2 thoughts on “30 Minute Methods – TDTU, Vietnam

  1. I set the task of doing a ‘cultural audit’ of an organisation for my popular culture module. One student wanted to audit an outfit that promotes traditional fashion by doing a quantative survey. We have been discussing how surveys might not be best suited as research for some things – maybe something more in line with their practice. they promote traditional dress. Maybe my advice is a bit … Well, ok… The topic is fine, the background interesting and unique. But as they support traditional fashion etc, do they have a lot of events – you said they do organise exhibitions – when? – as always, for us, the issue will be how to get to know their ways of working. From the inside, so to speak, to do an audit. I am not sure a survey ever tells much that is really insightful, certainlty not that gets behind the stock responses. Can you adopt some more creative ways of doing research, relevant to the material – such as, I dunno, dressing up and confronting the workers there – ‘fancy dresss’ as a research strategy: you take on the persona of traditional Vietnamese and imagine you are doing a report on how the past is being presented today (you have time-travelled from the past to now and you tell them that you will report back to 1718 and the Nguyen kings).
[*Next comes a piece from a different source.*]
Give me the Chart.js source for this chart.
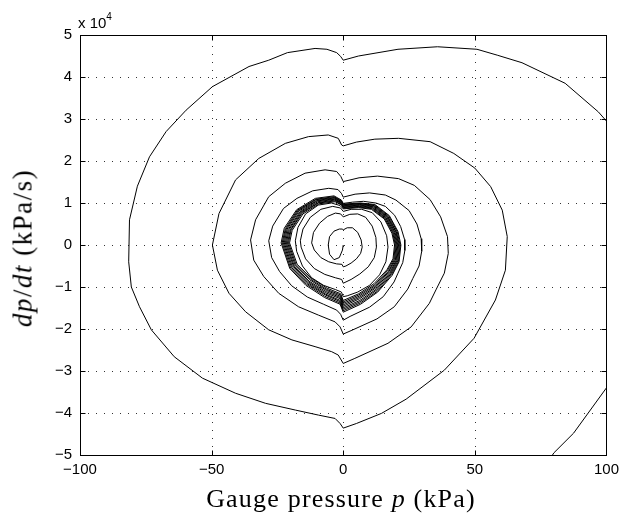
<!DOCTYPE html>
<html><head><meta charset="utf-8">
<script src="https://cdn.jsdelivr.net/npm/chart.js@4.4.1/dist/chart.umd.min.js"></script>
<style>
html,body{margin:0;padding:0;background:#fff;}
#wrap{position:relative;width:625px;height:518px;overflow:hidden;background:#fff;}
#c{position:absolute;left:0;top:0;}
.ser{position:absolute;font-family:"Liberation Serif","Times New Roman",serif;color:#000;white-space:nowrap;line-height:1;}
#xtitle{left:341px;top:499px;font-size:26px;letter-spacing:1.2px;transform:translate(-50%,-50%);}
#ytitle{left:23px;top:248px;font-size:27px;letter-spacing:1.5px;transform:translate(-50%,-50%) rotate(-90deg);}
#expo{position:absolute;left:78px;top:15px;font-family:"Liberation Sans",Arial,sans-serif;font-size:15px;line-height:1;color:#000;white-space:nowrap;}
#expo sup{font-size:10px;position:relative;top:-3px;vertical-align:top;}
</style></head>
<body><div id="wrap"><canvas id="c" width="625" height="518"></canvas>
<div id="expo">x 10<sup>4</sup></div>
<div id="xtitle" class="ser">Gauge pressure <i>p</i> (kPa)</div>
<div id="ytitle" class="ser"><i>dp</i>/<i>dt</i> (kPa/s)</div>
</div>
<script>
// Axis tick values
const xTicks = [-100, -50, 0, 50, 100];
const yTicksE4 = [-5, -4, -3, -2, -1, 0, 1, 2, 3, 4, 5];
const dpdtUnit = 1e4; // dp/dt values below are given in units of 10^4 kPa/s

// Inner loops (start at origin, spiraling out) : p in kPa, dp/dt in 1e4 kPa/s
const innerP = [0,-0.3,-1.5,-3.5,-5.2,-5.7,-5.2,-3.5,-1.5,-0.4,
 0,1.5,3.5,5.5,6.8,7.2,6.6,5,3,1,
 0,-0.5,-2.5,-5.5,-8.5,-11,-12,-11.3,-9,-6,-3,-1,
 0,2.5,5.5,8.5,11,12.4,12.6,11.8,9.5,6.3,3,
 0,-0.6,-3,-7,-11,-14.3,-16,-16.3,-15.3,-12.5,-8.5,-4,-1,
 0,3,7,11,14.3,16.5,17,16.2,13.8,10,5.5,1.5,
 0,-0.7,-3,-7.5,-12,-15.5,-17.7,-18.2,-17.2,-14.3,-9.5,-4.5,-1.2];
const innerV = [0,-0.12,-0.3,-0.35,-0.22,0,0.2,0.33,0.38,0.38,
 0.36,0.41,0.41,0.30,0.12,-0.05,-0.2,-0.33,-0.43,-0.5,
 -0.52,-0.46,-0.45,-0.40,-0.30,-0.12,0.05,0.3,0.52,0.68,0.76,0.74,
 0.67,0.73,0.74,0.66,0.45,0.18,-0.05,-0.3,-0.52,-0.69,-0.82,
 -0.91,-0.82,-0.78,-0.70,-0.56,-0.33,-0.05,0.1,0.38,0.66,0.85,0.92,0.88,
 0.80,0.85,0.85,0.77,0.55,0.22,-0.05,-0.4,-0.71,-0.96,-1.12,-1.21,
 -1.23,-1.12,-1.06,-0.96,-0.78,-0.5,-0.15,0.1,0.42,0.74,0.95,1.0,0.94];

// Dense band of loops (near-limit-cycle)
const bandP = [0,5.9,10.7,15.6,18.5,19.5,18.9,16.6,11.7,5.9,
 0,-1.0,-6.1,-12.2,-17.5,-20.4,-19.4,-15.3,-9.2,-3.1,-0.6,
 0,5.9,10.9,15.8,18.8,19.8,19.2,16.8,11.9,5.9,
 0,-1.0,-6.2,-12.5,-17.9,-20.8,-19.8,-15.6,-9.4,-3.1,-0.6,
 0,6.0,11.1,16.1,19.1,20.1,19.5,17.1,12.1,6.0,
 0,-1.1,-6.4,-12.7,-18.2,-21.2,-20.1,-15.9,-9.5,-3.2,-0.6,
 0,6.1,11.2,16.3,19.4,20.4,19.8,17.3,12.2,6.1,
 0,-1.1,-6.5,-13.0,-18.6,-21.6,-20.5,-16.2,-9.7,-3.2,-0.6,
 0,6.2,11.4,16.6,19.7,20.7,20.1,17.6,12.4,6.2,
 0,-1.1,-6.6,-13.2,-18.9,-22.0,-20.9,-16.5,-9.9,-3.3,-0.7,
 0,6.3,11.6,16.8,20.0,21.0,20.4,17.9,12.6,6.3,
 0,-1.1,-6.7,-13.4,-19.3,-22.4,-21.3,-16.8,-10.1,-3.4,-0.7,
 0,6.4,11.7,17.0,20.2,21.3,20.7,18.1,12.8,6.4,
 0,-1.1,-6.8,-13.7,-19.6,-22.8,-21.7,-17.1,-10.3,-3.4,-0.7,
 0,6.5,11.9,17.3,20.5,21.6,21.0,18.4,13.0,6.5,
 0,-1.2,-7.0,-13.9,-20.0,-23.2,-22.0,-17.4,-10.4,-3.5,-0.7,
 0,6.6,12.0,17.5,20.8,21.9,21.2,18.6,13.1,6.6,
 0,-1.2,-7.1,-14.2,-20.3,-23.6,-22.4,-17.7,-10.6,-3.5,-0.7];
const bandV = [0.86,0.89,0.85,0.62,0.28,0,-0.33,-0.59,-0.92,-1.16,
 -1.32,-1.16,-1.03,-0.79,-0.46,0.05,0.35,0.74,0.98,1.03,0.95,
 0.875,0.905,0.865,0.63,0.29,0,-0.34,-0.61,-0.95,-1.19,
 -1.355,-1.19,-1.06,-0.81,-0.47,0.05,0.36,0.76,1.0,1.05,0.96,
 0.89,0.92,0.88,0.64,0.29,0,-0.35,-0.63,-0.97,-1.22,
 -1.39,-1.22,-1.08,-0.83,-0.49,0.05,0.36,0.77,1.01,1.07,0.98,
 0.905,0.935,0.895,0.65,0.30,0,-0.36,-0.64,-1.0,-1.25,
 -1.425,-1.25,-1.11,-0.86,-0.50,0.05,0.37,0.78,1.03,1.09,0.99,
 0.92,0.95,0.91,0.66,0.30,0,-0.37,-0.66,-1.02,-1.28,
 -1.46,-1.28,-1.14,-0.88,-0.51,0.05,0.37,0.79,1.05,1.10,1.01,
 0.935,0.965,0.925,0.67,0.31,0,-0.37,-0.67,-1.05,-1.32,
 -1.495,-1.32,-1.17,-0.90,-0.52,0.05,0.38,0.81,1.06,1.12,1.03,
 0.95,0.98,0.94,0.68,0.31,0,-0.38,-0.69,-1.07,-1.35,
 -1.53,-1.35,-1.19,-0.92,-0.54,0.05,0.38,0.82,1.08,1.13,1.04,
 0.96,0.99,0.95,0.69,0.32,0,-0.39,-0.70,-1.10,-1.38,
 -1.565,-1.38,-1.22,-0.94,-0.55,0.05,0.39,0.83,1.09,1.15,1.05,
 0.975,1.0,0.965,0.70,0.32,0,-0.40,-0.72,-1.12,-1.41,
 -1.60,-1.41,-1.25,-0.96,-0.56,0.05,0.40,0.84,1.11,1.17,1.07];

// Outer loops, growing until leaving the axes
const outerP = [0,3.5,7.7,12.4,16,19.5,21.8,23.3,23.4,22.6,20.8,19.3,15.2,10,2.6,
 0,-1,-2.5,-7.5,-13.6,-19.6,-24.2,-27.2,-28.3,-26.8,-22.7,-17.6,-11.6,-5.5,-2,-0.7,
 0,4.5,10,16,20,25,28,29.6,29.8,28.8,26.4,24.5,19.4,12.8,3.3,
 0,-1.2,-3.1,-9.4,-17,-24.5,-30.2,-34,-35.2,-33.3,-28.3,-22,-14.5,-6.9,-2.5,-0.9,
 0,6,13,21,27,33,37,39.6,39.9,38.4,35.2,32.7,25.8,17,4.4,
 0,-1.9,-4.4,-10.7,-19.5,-28.3,-37.1,-43.4,-47.8,-49.7,-47.2,-40.9,-32.1,-22,-13.2,-5.7,-1.9,-0.6,
 0,5,12,21,33,42,50,56,60.4,62.3,61.6,57.8,49.7,38.4,23.9,14.5,5,
 0,-1.2,-3.1,-9.4,-18.2,-29.5,-40.9,-53.5,-64.2,-72.9,-77.4,-80.5,-81.5,-81.2,-78.2,-73.6,-67.3,-59.7,-49.7,-35.8,-28.3,-21.2,-10.7,-6.2,-2.5,-1.0,
 0,5.8,20.8,35.8,50.8,58.5,67.9,84.3,96.9,100,103];
const outerV = [0.99,1.02,1.04,1.0,0.92,0.71,0.44,0.13,-0.13,-0.42,-0.67,-0.88,-1.23,-1.48,-1.70,
 -1.79,-1.65,-1.55,-1.41,-1.24,-0.97,-0.63,-0.3,0.1,0.45,0.87,1.11,1.29,1.35,1.32,1.23,
 1.14,1.21,1.24,1.19,1.07,0.82,0.5,0.15,-0.15,-0.5,-0.8,-1.05,-1.47,-1.76,-2.03,
 -2.12,-1.95,-1.83,-1.67,-1.47,-1.15,-0.75,-0.36,0.12,0.6,1.15,1.47,1.71,1.79,1.75,1.63,
 1.51,1.60,1.64,1.58,1.42,1.08,0.67,0.2,-0.2,-0.67,-1.07,-1.39,-1.95,-2.34,-2.70,
 -2.82,-2.62,-2.54,-2.42,-2.26,-2.02,-1.59,-1.15,-0.6,0,0.75,1.55,2.06,2.42,2.58,2.62,2.54,2.38,
 2.36,2.45,2.52,2.54,2.46,2.18,1.83,1.39,0.83,0.2,-0.6,-1.31,-2.22,-2.98,-3.67,-4.01,-4.25,
 -4.36,-4.25,-4.13,-4.05,-3.93,-3.77,-3.53,-3.17,-2.66,-2.02,-1.47,-1.0,-0.4,0.6,1.40,2.10,2.70,3.21,3.77,4.25,4.40,4.58,4.68,4.66,4.58,4.49,
 4.40,4.50,4.66,4.72,4.66,4.52,4.34,3.85,3.17,2.95,2.7];

// Part of the next loop re-entering at the lower right corner
const tailP = [101,100,87.5,80,79];
const tailV = [-3.25,-3.40,-4.48,-4.95,-5.05];

const toPts = (P, V) => P.map((p, i) => ({x: p, y: V[i] * dpdtUnit}));
const mainPts = toPts(innerP, innerV).concat(toPts(bandP, bandV), toPts(outerP, outerV));
const tailPts = toPts(tailP, tailV);

const fmt = v => (v < 0 ? '\u2212' + Math.abs(v) : String(v));
const tickFont = {family: '"Liberation Sans", Arial, sans-serif', size: 15};

const matlabAxes = {
  id: 'matlabAxes',
  beforeDatasetsDraw(chart) {
    const {ctx, chartArea: a, scales: {x, y}} = chart;
    ctx.save();
    ctx.strokeStyle = '#333';
    ctx.lineWidth = 1;
    ctx.setLineDash([1, 7]);
    xTicks.forEach(v => {
      if (v <= x.min || v >= x.max) return;
      const px = Math.round(x.getPixelForValue(v)) + 0.5;
      ctx.beginPath(); ctx.moveTo(px, a.bottom); ctx.lineTo(px, a.top); ctx.stroke();
    });
    yTicksE4.forEach(t => {
      const v = t * dpdtUnit;
      if (v <= y.min || v >= y.max) return;
      const py = Math.round(y.getPixelForValue(v)) + 0.5;
      ctx.beginPath(); ctx.moveTo(a.left, py); ctx.lineTo(a.right, py); ctx.stroke();
    });
    ctx.restore();
  },
  afterDraw(chart) {
    const {ctx, chartArea: a, scales: {x, y}} = chart;
    ctx.save();
    ctx.strokeStyle = '#000';
    ctx.lineWidth = 1;
    ctx.setLineDash([]);
    const L = Math.round(a.left) + 0.5, R = Math.round(a.right) + 0.5;
    const T = Math.round(a.top) + 0.5, B = Math.round(a.bottom) + 0.5;
    ctx.strokeRect(L, T, R - L, B - T);
    const tl = 5;
    ctx.beginPath();
    xTicks.forEach(v => {
      const px = Math.round(x.getPixelForValue(v)) + 0.5;
      ctx.moveTo(px, B); ctx.lineTo(px, B - tl);
      ctx.moveTo(px, T); ctx.lineTo(px, T + tl);
    });
    yTicksE4.forEach(t => {
      const py = Math.round(y.getPixelForValue(t * dpdtUnit)) + 0.5;
      ctx.moveTo(L, py); ctx.lineTo(L + tl, py);
      ctx.moveTo(R, py); ctx.lineTo(R - tl, py);
    });
    ctx.stroke();
    ctx.restore();
  }
};

new Chart(document.getElementById('c'), {
  type: 'scatter',
  data: {
    datasets: [
      {data: mainPts, showLine: true, borderColor: '#000', borderWidth: 1, pointRadius: 0, tension: 0, fill: false},
      {data: tailPts, showLine: true, borderColor: '#000', borderWidth: 1, pointRadius: 0, tension: 0, fill: false}
    ]
  },
  options: {
    responsive: false,
    animation: false,
    devicePixelRatio: 1,
    layout: {padding: {top: 35, right: 15, left: 0, bottom: 0}},
    plugins: {legend: {display: false}, tooltip: {enabled: false}},
    scales: {
      x: {
        type: 'linear', min: -100, max: 100,
        afterBuildTicks: s => { s.ticks = xTicks.map(v => ({value: v})); },
        afterFit: s => { s.height = 63; },
        grid: {display: false, drawTicks: false},
        border: {display: false},
        ticks: {color: '#000', font: tickFont, padding: 6, maxRotation: 0, callback: v => fmt(v)}
      },
      y: {
        type: 'linear', min: -5 * dpdtUnit, max: 5 * dpdtUnit,
        afterBuildTicks: s => { s.ticks = yTicksE4.map(t => ({value: t * dpdtUnit})); },
        afterFit: s => { s.width = 80; },
        grid: {display: false, drawTicks: false},
        border: {display: false},
        ticks: {color: '#000', font: tickFont, padding: 8, callback: v => fmt(Math.round(v / dpdtUnit))}
      }
    }
  },
  plugins: [matlabAxes]
});
</script>
</body></html>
How much fun that would be – can you do intereviews in traditional costume, and document that with photos or film? I mean, do we care so much about quantitative studies when something else could get more honest and interesting insights? Consider it. Take a risk. Maybe its ‘just’ art and a waste of some time, but you choose your time on this or on surveys – one you already can do or have done several times, the other has the potential to really chanllenge the normal ways of doing things. Maybe I am just typing out craziness, but why not, I ask, why not?